With Dr. Bruce Hartung
Q: I am serving as a pastor. An individual who has committed and been punished for sexual abuse is looking for a worshiping community [and has chosen the congregation I serve]. He understands the consequences of his past behavior and is, I believe, consistently and genuinely repentant.
I plan to work with our elders to develop a plan for Word and Sacrament ministry for individuals who are registered sex offenders – a plan that protects the congregation and supports the individual.
What can I expect from my congregation and what should the leaders be aware of, as we develop a structure and plan for this ministry?
A: Your Holy Spirit-driven vision of the basic redemptive work of Christ is to be supported by the Body of Christ, including members of your congregation.
I do not know your congregation or its members, so I can speak only generally.
There will likely be considerable anxiety among your elders and other members, even when everyone understands and believes in the saving work of Christ for all people. When any of us have in our presence people who have abused and hurt others – even if they are repentant – there is concern, fear, and anxiety, along with a desire to offer the love of Christ that so richly covers all of us.
First off is the reality that this is not an easy emotional encounter. Such struggle on the part of members should be acknowledged and worked with, rather than judged or suppressed.
I believe that there are two fundamental values at work in what you want to do: 1) protect those who are in a position of vulnerability and of less power, and 2) embrace in the community of the Body of Christ all those whose transgressions are forgiven and whose sins are covered.

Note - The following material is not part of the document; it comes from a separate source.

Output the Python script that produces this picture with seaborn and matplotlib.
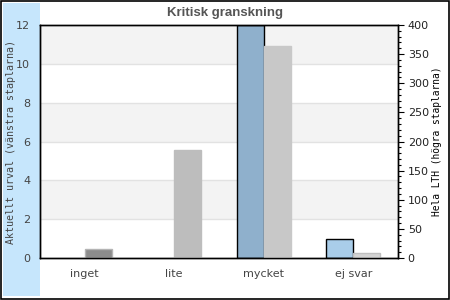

Concerning the first value – the safety of all members of the Body of Christ, especially those who are more vulnerable and dependent (such as our children) is critical. Our churches should always be safe spaces.
To that end, I recommend that you and your congregation (and, of course, others who read this column) consult the Church Law and Tax Report, at www.church lawtodaystore.com. Consult both the “risk management” and “safety” sections for resources that could directly help. This service focuses on how congregations can become more aware of their risk-management responsibilities and implement policies that promote creation of safer spaces for people.
This site also will raise some issues that may not have been fully resolved by congregations, especially risk-management issues such as employment contracts, worker screening, disaster planning, and security. Although these documents may not be free, the cost is very much worth it.
A major task for you and your congregation’s elders is to do your utmost to provide the necessary safe space. This will work to calm some of the anxiety of members. Protection of those more vulnerable and in positions of power, such as our children, is fundamental.
Now to the second value – Christ died for all people and His atonement covers all sin, even those sins (and the people who have committed them) that are very difficult for us to face. The sin of the individual you describe is forgiven by Christ and covered over by His redemptive work.
At times I am reluctant to behave in accord with the forgiveness offered by Christ and with others whose sins I abhor. But I am called to do that, and this then becomes my spiritual challenge – and likely the challenge of congregational members. The repentant individual you describe is a forgiven member of the Body of Christ – no different than I. This is your message to him and your pastoral care with him!